■ WHAT YOU WILL DO: Reproduce the lines of the material exactly, excluding every image.

[begin AVAILABLE RECORDS]

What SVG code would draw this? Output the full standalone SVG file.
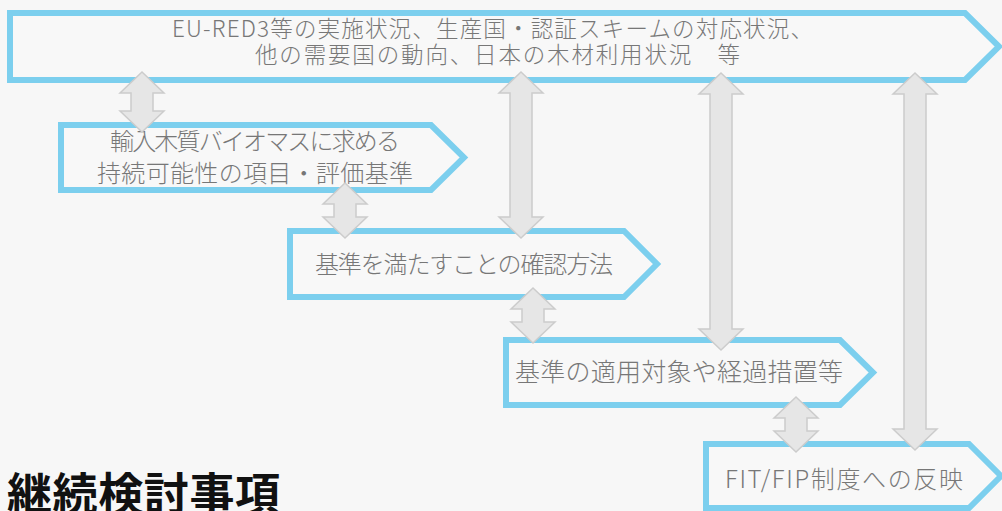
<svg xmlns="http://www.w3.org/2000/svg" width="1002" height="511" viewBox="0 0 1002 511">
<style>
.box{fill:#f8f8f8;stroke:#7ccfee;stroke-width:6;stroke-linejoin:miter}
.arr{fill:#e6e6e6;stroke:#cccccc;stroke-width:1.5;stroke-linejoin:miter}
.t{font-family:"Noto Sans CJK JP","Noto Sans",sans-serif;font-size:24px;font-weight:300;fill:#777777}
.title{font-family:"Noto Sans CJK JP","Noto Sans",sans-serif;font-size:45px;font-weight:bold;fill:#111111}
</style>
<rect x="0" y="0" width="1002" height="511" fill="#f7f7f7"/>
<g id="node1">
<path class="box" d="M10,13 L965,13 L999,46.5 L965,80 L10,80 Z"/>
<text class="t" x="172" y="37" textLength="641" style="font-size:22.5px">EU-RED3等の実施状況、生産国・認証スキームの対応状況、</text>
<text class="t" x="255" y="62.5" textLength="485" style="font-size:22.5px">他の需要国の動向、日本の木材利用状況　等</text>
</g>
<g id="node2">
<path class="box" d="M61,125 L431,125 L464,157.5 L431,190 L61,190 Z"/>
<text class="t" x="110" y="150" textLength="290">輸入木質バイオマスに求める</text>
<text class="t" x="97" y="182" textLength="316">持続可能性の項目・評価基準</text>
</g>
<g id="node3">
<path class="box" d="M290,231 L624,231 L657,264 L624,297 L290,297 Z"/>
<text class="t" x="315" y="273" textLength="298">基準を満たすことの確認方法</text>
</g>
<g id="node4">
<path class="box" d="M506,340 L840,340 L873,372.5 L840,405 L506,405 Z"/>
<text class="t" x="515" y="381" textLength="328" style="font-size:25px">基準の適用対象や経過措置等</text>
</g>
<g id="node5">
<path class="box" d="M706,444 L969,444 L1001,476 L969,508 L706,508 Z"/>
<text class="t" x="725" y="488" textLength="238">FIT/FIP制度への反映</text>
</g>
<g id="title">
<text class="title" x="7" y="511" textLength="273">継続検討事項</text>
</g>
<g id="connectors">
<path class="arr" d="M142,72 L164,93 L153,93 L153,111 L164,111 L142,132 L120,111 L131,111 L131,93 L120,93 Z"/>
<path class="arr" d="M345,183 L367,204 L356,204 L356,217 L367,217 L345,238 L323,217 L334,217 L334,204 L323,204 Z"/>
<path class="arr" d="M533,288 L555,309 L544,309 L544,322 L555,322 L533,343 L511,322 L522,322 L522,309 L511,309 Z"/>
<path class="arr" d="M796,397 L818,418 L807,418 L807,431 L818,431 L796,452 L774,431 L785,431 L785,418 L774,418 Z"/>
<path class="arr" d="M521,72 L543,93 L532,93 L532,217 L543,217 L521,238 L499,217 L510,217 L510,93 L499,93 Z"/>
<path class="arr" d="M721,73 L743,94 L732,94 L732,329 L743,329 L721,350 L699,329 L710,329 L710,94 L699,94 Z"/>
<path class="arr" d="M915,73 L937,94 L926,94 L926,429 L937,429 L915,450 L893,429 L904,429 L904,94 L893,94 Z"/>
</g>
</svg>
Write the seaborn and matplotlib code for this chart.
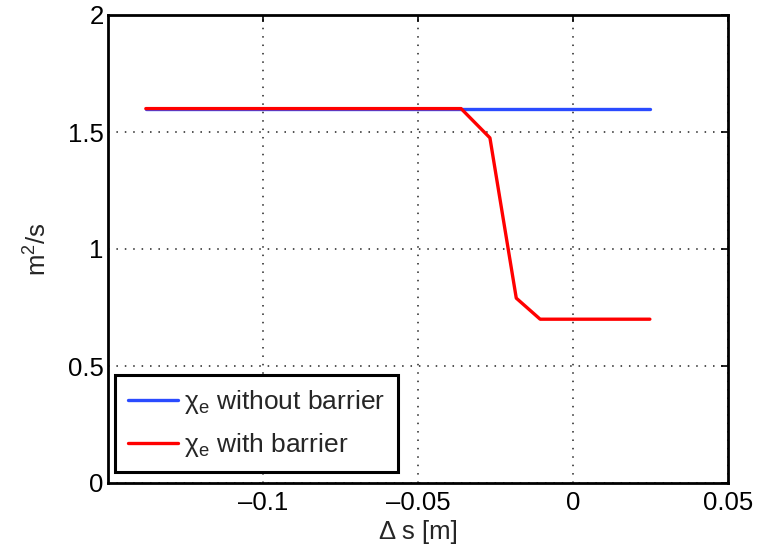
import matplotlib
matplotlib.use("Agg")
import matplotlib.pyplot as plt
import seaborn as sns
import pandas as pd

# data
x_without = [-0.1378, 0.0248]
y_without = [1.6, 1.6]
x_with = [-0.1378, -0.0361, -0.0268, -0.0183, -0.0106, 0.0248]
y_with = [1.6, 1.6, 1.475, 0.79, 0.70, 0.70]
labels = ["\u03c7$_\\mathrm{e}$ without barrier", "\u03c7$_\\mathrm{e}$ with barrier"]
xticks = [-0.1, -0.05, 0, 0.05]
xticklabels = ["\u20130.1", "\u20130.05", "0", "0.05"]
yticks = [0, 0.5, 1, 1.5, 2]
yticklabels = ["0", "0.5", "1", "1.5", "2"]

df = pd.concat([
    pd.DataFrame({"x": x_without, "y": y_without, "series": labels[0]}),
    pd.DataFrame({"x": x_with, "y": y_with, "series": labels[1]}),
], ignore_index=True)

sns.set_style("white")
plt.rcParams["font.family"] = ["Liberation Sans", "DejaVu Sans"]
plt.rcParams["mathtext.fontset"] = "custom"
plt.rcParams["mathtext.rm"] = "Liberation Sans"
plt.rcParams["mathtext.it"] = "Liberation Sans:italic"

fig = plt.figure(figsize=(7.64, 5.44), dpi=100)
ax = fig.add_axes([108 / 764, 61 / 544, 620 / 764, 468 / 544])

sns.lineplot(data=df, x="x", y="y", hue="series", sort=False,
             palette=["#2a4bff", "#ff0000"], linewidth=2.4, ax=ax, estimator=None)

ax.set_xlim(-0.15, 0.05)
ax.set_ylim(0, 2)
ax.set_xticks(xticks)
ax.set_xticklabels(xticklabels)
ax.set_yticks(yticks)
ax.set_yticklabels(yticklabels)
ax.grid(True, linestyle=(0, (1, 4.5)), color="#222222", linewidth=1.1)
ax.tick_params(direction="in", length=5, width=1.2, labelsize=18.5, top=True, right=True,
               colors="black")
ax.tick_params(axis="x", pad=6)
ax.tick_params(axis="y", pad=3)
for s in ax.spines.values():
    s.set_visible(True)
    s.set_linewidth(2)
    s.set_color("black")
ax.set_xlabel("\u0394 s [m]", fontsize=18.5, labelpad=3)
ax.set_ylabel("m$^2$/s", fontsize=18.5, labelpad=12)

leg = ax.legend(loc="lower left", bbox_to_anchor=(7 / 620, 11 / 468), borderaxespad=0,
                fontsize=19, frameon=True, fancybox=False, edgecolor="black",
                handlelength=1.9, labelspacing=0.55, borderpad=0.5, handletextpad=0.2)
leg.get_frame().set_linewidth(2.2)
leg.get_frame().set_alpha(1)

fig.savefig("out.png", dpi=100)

[end AVAILABLE RECORDS]

■ TASK SOLUTION:
What SVG code would draw this? Output the full standalone SVG file.
<svg xmlns="http://www.w3.org/2000/svg" width="1002" height="511" viewBox="0 0 1002 511">
<style>
.box{fill:#f8f8f8;stroke:#7ccfee;stroke-width:6;stroke-linejoin:miter}
.arr{fill:#e6e6e6;stroke:#cccccc;stroke-width:1.5;stroke-linejoin:miter}
.t{font-family:"Noto Sans CJK JP","Noto Sans",sans-serif;font-size:24px;font-weight:300;fill:#777777}
.title{font-family:"Noto Sans CJK JP","Noto Sans",sans-serif;font-size:45px;font-weight:bold;fill:#111111}
</style>
<rect x="0" y="0" width="1002" height="511" fill="#f7f7f7"/>
<g id="node1">
<path class="box" d="M10,13 L965,13 L999,46.5 L965,80 L10,80 Z"/>
<text class="t" x="172" y="37" textLength="641" style="font-size:22.5px">EU-RED3等の実施状況、生産国・認証スキームの対応状況、</text>
<text class="t" x="255" y="62.5" textLength="485" style="font-size:22.5px">他の需要国の動向、日本の木材利用状況　等</text>
</g>
<g id="node2">
<path class="box" d="M61,125 L431,125 L464,157.5 L431,190 L61,190 Z"/>
<text class="t" x="110" y="150" textLength="290">輸入木質バイオマスに求める</text>
<text class="t" x="97" y="182" textLength="316">持続可能性の項目・評価基準</text>
</g>
<g id="node3">
<path class="box" d="M290,231 L624,231 L657,264 L624,297 L290,297 Z"/>
<text class="t" x="315" y="273" textLength="298">基準を満たすことの確認方法</text>
</g>
<g id="node4">
<path class="box" d="M506,340 L840,340 L873,372.5 L840,405 L506,405 Z"/>
<text class="t" x="515" y="381" textLength="328" style="font-size:25px">基準の適用対象や経過措置等</text>
</g>
<g id="node5">
<path class="box" d="M706,444 L969,444 L1001,476 L969,508 L706,508 Z"/>
<text class="t" x="725" y="488" textLength="238">FIT/FIP制度への反映</text>
</g>
<g id="title">
<text class="title" x="7" y="511" textLength="273">継続検討事項</text>
</g>
<g id="connectors">
<path class="arr" d="M142,72 L164,93 L153,93 L153,111 L164,111 L142,132 L120,111 L131,111 L131,93 L120,93 Z"/>
<path class="arr" d="M345,183 L367,204 L356,204 L356,217 L367,217 L345,238 L323,217 L334,217 L334,204 L323,204 Z"/>
<path class="arr" d="M533,288 L555,309 L544,309 L544,322 L555,322 L533,343 L511,322 L522,322 L522,309 L511,309 Z"/>
<path class="arr" d="M796,397 L818,418 L807,418 L807,431 L818,431 L796,452 L774,431 L785,431 L785,418 L774,418 Z"/>
<path class="arr" d="M521,72 L543,93 L532,93 L532,217 L543,217 L521,238 L499,217 L510,217 L510,93 L499,93 Z"/>
<path class="arr" d="M721,73 L743,94 L732,94 L732,329 L743,329 L721,350 L699,329 L710,329 L710,94 L699,94 Z"/>
<path class="arr" d="M915,73 L937,94 L926,94 L926,429 L937,429 L915,450 L893,429 L904,429 L904,94 L893,94 Z"/>
</g>
</svg>
Write the seaborn and matplotlib code for this chart.
import matplotlib
matplotlib.use("Agg")
import matplotlib.pyplot as plt
import seaborn as sns
import pandas as pd

# data
x_without = [-0.1378, 0.0248]
y_without = [1.6, 1.6]
x_with = [-0.1378, -0.0361, -0.0268, -0.0183, -0.0106, 0.0248]
y_with = [1.6, 1.6, 1.475, 0.79, 0.70, 0.70]
labels = ["\u03c7$_\\mathrm{e}$ without barrier", "\u03c7$_\\mathrm{e}$ with barrier"]
xticks = [-0.1, -0.05, 0, 0.05]
xticklabels = ["\u20130.1", "\u20130.05", "0", "0.05"]
yticks = [0, 0.5, 1, 1.5, 2]
yticklabels = ["0", "0.5", "1", "1.5", "2"]

df = pd.concat([
    pd.DataFrame({"x": x_without, "y": y_without, "series": labels[0]}),
    pd.DataFrame({"x": x_with, "y": y_with, "series": labels[1]}),
], ignore_index=True)

sns.set_style("white")
plt.rcParams["font.family"] = ["Liberation Sans", "DejaVu Sans"]
plt.rcParams["mathtext.fontset"] = "custom"
plt.rcParams["mathtext.rm"] = "Liberation Sans"
plt.rcParams["mathtext.it"] = "Liberation Sans:italic"

fig = plt.figure(figsize=(7.64, 5.44), dpi=100)
ax = fig.add_axes([108 / 764, 61 / 544, 620 / 764, 468 / 544])

sns.lineplot(data=df, x="x", y="y", hue="series", sort=False,
             palette=["#2a4bff", "#ff0000"], linewidth=2.4, ax=ax, estimator=None)

ax.set_xlim(-0.15, 0.05)
ax.set_ylim(0, 2)
ax.set_xticks(xticks)
ax.set_xticklabels(xticklabels)
ax.set_yticks(yticks)
ax.set_yticklabels(yticklabels)
ax.grid(True, linestyle=(0, (1, 4.5)), color="#222222", linewidth=1.1)
ax.tick_params(direction="in", length=5, width=1.2, labelsize=18.5, top=True, right=True,
               colors="black")
ax.tick_params(axis="x", pad=6)
ax.tick_params(axis="y", pad=3)
for s in ax.spines.values():
    s.set_visible(True)
    s.set_linewidth(2)
    s.set_color("black")
ax.set_xlabel("\u0394 s [m]", fontsize=18.5, labelpad=3)
ax.set_ylabel("m$^2$/s", fontsize=18.5, labelpad=12)

leg = ax.legend(loc="lower left", bbox_to_anchor=(7 / 620, 11 / 468), borderaxespad=0,
                fontsize=19, frameon=True, fancybox=False, edgecolor="black",
                handlelength=1.9, labelspacing=0.55, borderpad=0.5, handletextpad=0.2)
leg.get_frame().set_linewidth(2.2)
leg.get_frame().set_alpha(1)

fig.savefig("out.png", dpi=100)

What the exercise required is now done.